» **Items listed in a dataset**:
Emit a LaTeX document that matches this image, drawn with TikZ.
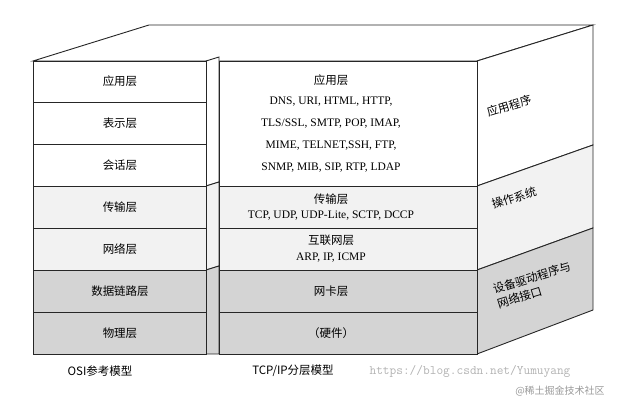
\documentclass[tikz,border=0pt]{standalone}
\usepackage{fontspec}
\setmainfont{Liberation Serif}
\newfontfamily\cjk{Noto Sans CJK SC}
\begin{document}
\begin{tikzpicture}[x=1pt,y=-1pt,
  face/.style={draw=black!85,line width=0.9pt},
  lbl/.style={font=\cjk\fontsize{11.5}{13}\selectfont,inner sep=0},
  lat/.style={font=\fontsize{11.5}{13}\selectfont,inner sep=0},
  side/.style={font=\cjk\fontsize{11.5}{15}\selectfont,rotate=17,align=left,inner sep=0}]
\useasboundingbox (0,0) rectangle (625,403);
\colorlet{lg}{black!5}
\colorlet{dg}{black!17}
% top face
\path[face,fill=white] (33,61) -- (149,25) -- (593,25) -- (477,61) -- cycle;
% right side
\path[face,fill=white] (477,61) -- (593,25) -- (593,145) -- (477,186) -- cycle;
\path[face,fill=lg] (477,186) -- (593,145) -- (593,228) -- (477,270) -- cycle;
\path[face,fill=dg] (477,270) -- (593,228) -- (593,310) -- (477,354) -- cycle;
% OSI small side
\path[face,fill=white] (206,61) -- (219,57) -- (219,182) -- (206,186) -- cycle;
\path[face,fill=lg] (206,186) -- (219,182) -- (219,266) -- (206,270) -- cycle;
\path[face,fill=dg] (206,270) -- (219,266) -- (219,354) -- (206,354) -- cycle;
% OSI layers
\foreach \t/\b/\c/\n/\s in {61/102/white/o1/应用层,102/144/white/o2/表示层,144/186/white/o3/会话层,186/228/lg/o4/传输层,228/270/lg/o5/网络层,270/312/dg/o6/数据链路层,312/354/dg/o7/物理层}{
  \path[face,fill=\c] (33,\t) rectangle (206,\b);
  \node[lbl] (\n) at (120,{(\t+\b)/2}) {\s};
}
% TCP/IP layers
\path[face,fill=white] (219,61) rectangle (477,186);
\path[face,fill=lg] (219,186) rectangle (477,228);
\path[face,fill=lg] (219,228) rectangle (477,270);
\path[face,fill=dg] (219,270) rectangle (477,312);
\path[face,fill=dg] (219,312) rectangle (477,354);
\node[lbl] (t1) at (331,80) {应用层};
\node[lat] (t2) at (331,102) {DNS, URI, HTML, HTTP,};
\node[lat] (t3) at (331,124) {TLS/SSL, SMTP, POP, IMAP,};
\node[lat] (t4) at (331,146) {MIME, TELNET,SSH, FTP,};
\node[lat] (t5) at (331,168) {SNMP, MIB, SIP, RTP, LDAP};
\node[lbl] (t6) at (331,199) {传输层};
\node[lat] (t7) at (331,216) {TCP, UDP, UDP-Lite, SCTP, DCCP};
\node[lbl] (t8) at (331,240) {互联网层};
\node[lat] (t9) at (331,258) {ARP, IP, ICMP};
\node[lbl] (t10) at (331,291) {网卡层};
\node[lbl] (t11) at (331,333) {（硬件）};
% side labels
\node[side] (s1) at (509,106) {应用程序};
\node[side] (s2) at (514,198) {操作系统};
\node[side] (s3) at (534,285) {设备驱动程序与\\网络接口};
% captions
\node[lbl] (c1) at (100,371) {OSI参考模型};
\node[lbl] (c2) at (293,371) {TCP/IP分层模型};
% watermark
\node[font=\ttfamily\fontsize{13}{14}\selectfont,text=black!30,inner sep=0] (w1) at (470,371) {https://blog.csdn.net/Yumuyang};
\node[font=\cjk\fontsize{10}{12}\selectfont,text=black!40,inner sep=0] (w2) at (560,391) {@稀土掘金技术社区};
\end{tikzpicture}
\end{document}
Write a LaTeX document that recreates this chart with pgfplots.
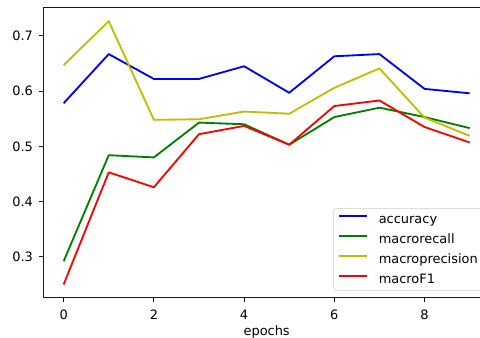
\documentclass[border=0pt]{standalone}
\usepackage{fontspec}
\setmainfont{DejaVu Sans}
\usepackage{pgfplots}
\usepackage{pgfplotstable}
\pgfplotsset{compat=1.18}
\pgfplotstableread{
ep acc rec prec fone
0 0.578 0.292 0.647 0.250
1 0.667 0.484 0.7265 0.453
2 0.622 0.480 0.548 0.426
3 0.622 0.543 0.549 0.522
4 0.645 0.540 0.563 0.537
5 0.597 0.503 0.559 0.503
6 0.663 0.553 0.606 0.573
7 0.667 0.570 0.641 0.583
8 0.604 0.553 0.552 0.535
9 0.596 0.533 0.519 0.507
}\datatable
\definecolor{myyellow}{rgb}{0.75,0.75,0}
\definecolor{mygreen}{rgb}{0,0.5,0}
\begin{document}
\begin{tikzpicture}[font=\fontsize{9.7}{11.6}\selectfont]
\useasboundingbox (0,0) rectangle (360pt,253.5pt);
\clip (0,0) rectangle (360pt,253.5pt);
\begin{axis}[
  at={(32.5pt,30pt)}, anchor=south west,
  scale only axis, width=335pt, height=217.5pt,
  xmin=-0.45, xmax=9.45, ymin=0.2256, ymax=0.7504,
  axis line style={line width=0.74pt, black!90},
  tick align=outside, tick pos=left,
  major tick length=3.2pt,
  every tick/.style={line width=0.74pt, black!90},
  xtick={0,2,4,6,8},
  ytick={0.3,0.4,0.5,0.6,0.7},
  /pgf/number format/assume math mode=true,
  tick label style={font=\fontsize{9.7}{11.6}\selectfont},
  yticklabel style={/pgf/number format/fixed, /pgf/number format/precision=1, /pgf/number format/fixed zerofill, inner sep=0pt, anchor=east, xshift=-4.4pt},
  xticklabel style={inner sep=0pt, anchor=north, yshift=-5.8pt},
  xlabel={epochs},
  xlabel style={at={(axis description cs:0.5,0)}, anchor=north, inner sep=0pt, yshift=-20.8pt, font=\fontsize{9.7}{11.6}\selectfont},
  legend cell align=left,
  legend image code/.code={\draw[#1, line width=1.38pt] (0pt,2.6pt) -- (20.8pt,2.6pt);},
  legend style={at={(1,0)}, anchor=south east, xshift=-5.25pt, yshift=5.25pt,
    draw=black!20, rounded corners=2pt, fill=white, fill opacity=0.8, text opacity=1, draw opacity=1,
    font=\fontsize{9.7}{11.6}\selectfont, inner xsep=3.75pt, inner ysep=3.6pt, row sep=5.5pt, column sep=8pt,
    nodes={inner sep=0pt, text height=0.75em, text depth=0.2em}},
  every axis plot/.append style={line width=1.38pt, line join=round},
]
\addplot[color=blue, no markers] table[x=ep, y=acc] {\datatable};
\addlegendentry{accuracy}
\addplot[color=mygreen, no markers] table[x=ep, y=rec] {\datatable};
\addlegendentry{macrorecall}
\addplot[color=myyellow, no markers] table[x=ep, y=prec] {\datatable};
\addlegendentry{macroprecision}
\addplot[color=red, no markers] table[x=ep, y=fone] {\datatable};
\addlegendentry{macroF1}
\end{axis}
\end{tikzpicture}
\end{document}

--

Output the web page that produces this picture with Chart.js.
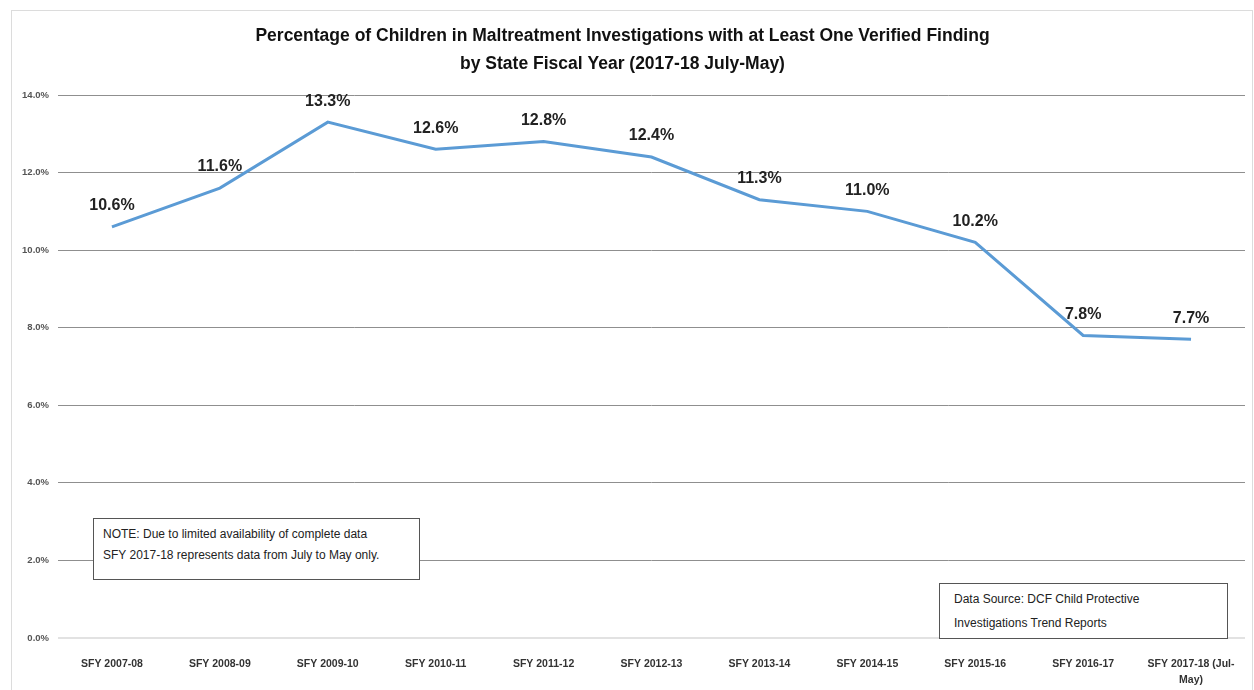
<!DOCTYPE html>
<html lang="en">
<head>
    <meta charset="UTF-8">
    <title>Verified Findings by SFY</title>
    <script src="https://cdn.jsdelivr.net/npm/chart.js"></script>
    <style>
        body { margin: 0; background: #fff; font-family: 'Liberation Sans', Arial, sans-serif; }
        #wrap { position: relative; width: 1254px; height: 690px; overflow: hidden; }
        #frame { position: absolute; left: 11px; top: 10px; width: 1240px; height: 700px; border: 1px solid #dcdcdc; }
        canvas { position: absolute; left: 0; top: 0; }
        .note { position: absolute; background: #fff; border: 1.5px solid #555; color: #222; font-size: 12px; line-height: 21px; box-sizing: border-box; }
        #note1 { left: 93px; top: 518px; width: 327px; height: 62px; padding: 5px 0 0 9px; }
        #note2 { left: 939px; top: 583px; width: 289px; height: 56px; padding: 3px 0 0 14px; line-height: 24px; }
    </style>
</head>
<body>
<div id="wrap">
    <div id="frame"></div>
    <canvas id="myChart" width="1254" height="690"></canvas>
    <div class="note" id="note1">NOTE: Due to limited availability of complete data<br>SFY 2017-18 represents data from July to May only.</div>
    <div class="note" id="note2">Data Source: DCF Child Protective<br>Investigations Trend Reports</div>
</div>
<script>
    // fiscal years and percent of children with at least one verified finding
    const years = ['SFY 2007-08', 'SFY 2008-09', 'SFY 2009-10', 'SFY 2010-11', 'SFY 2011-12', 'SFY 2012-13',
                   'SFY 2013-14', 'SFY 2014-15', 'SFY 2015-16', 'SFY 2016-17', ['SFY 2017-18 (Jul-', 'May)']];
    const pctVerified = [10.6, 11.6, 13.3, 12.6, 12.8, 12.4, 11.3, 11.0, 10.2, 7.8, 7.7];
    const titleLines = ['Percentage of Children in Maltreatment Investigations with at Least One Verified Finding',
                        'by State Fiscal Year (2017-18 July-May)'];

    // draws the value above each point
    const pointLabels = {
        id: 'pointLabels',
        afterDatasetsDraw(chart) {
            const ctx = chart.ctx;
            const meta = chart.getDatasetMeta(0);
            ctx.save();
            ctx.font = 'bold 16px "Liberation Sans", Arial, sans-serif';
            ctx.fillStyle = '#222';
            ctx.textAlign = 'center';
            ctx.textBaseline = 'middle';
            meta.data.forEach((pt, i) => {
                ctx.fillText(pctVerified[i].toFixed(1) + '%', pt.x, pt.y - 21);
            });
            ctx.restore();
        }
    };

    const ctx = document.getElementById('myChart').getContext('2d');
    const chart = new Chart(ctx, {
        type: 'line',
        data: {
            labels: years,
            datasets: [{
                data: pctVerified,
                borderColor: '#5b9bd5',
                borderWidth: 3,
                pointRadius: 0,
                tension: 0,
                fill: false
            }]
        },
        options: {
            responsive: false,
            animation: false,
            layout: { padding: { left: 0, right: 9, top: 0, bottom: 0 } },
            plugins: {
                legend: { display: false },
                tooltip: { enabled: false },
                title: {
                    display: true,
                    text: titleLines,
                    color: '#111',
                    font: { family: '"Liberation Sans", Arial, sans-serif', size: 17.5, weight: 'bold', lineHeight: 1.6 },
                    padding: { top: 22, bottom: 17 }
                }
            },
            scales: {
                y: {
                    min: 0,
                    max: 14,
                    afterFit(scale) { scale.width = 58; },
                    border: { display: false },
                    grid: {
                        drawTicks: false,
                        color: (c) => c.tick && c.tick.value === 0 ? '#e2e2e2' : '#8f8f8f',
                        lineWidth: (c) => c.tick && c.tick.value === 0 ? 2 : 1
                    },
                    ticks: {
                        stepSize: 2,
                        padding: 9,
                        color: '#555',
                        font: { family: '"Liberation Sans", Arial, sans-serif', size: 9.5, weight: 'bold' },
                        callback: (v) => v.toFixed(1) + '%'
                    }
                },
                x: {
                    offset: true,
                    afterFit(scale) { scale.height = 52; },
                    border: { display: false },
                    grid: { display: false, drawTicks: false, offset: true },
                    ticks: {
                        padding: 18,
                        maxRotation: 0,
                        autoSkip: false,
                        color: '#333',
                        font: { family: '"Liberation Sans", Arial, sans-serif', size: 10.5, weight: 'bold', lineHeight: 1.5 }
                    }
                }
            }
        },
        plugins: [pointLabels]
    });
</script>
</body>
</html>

==

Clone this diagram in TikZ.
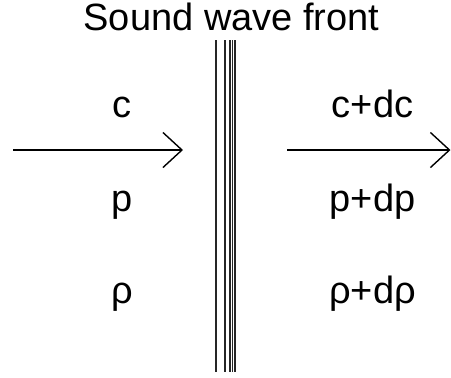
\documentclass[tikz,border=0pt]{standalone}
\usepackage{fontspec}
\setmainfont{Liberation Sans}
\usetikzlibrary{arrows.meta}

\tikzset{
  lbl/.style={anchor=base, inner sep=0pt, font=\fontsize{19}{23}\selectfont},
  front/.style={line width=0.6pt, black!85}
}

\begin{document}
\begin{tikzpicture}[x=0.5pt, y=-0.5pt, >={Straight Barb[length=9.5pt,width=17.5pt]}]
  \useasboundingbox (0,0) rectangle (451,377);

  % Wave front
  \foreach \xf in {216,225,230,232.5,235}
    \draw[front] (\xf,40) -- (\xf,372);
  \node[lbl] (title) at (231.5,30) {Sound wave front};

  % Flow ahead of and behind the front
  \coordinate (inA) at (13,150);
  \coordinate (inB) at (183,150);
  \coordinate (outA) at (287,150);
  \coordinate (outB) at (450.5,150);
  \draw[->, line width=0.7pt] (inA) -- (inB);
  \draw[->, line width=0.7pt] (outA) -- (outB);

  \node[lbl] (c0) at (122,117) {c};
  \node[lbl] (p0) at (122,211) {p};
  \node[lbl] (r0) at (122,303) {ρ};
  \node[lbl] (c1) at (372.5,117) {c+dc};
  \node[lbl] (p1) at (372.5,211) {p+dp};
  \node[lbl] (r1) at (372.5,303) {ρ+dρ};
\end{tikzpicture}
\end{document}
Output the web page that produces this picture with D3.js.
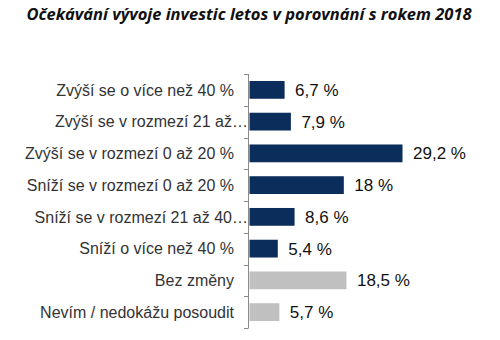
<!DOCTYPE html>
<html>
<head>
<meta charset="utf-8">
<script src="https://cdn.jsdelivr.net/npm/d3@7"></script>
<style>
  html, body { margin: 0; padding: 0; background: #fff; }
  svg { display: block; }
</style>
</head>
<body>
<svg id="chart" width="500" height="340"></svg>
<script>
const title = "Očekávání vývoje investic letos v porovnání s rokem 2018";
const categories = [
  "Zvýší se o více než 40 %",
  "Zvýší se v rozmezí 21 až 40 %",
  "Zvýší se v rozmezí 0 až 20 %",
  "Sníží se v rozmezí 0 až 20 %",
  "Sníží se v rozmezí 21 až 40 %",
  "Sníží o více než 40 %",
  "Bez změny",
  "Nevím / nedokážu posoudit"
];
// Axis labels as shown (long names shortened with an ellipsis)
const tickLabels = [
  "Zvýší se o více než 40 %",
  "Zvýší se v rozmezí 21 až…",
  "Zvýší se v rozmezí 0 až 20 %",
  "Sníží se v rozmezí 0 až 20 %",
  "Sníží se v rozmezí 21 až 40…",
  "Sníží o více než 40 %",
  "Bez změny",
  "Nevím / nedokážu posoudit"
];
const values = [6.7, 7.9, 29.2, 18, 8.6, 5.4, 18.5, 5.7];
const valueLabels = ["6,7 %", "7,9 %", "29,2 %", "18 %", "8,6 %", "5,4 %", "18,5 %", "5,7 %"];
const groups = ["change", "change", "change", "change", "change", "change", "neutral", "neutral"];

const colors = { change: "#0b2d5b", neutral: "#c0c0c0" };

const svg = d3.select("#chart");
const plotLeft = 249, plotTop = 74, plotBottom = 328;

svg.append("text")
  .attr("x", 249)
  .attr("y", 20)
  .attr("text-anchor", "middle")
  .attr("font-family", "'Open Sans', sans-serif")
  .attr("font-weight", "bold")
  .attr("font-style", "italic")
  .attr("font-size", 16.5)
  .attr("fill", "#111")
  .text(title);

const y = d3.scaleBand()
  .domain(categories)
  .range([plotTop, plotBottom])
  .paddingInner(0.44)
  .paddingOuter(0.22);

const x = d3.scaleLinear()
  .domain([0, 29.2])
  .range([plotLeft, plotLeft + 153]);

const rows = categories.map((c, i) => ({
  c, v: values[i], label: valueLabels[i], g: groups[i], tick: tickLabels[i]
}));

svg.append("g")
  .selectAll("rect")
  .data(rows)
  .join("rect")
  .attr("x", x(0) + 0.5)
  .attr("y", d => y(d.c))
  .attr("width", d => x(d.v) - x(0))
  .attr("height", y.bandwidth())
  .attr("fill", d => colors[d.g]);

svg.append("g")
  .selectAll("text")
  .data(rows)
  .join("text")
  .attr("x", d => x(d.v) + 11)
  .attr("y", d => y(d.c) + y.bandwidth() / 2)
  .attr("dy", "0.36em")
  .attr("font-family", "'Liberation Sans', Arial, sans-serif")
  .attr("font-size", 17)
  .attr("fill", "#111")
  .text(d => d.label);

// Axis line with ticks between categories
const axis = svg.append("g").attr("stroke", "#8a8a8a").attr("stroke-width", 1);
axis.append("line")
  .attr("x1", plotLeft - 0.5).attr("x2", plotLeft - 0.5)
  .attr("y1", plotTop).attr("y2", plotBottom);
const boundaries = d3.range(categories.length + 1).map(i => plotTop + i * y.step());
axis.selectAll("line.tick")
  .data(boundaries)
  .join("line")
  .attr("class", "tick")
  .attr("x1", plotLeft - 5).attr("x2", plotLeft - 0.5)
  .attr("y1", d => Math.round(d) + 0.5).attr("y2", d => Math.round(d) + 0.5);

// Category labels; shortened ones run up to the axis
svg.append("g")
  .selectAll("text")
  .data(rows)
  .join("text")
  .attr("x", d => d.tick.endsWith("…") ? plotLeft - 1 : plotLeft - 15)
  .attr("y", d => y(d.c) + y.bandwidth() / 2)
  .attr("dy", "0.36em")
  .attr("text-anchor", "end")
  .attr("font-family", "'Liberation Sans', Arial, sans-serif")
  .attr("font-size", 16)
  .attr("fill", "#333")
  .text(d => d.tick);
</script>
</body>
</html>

» **PROBLEM STATEMENT**:
Read through the entries and copy every line that includes "image".

» **FINISHED ANSWER**:
Emit a LaTeX document that matches this image, drawn with TikZ.
  legend image code/.code={\draw[#1, line width=1.38pt] (0pt,2.6pt) -- (20.8pt,2.6pt);},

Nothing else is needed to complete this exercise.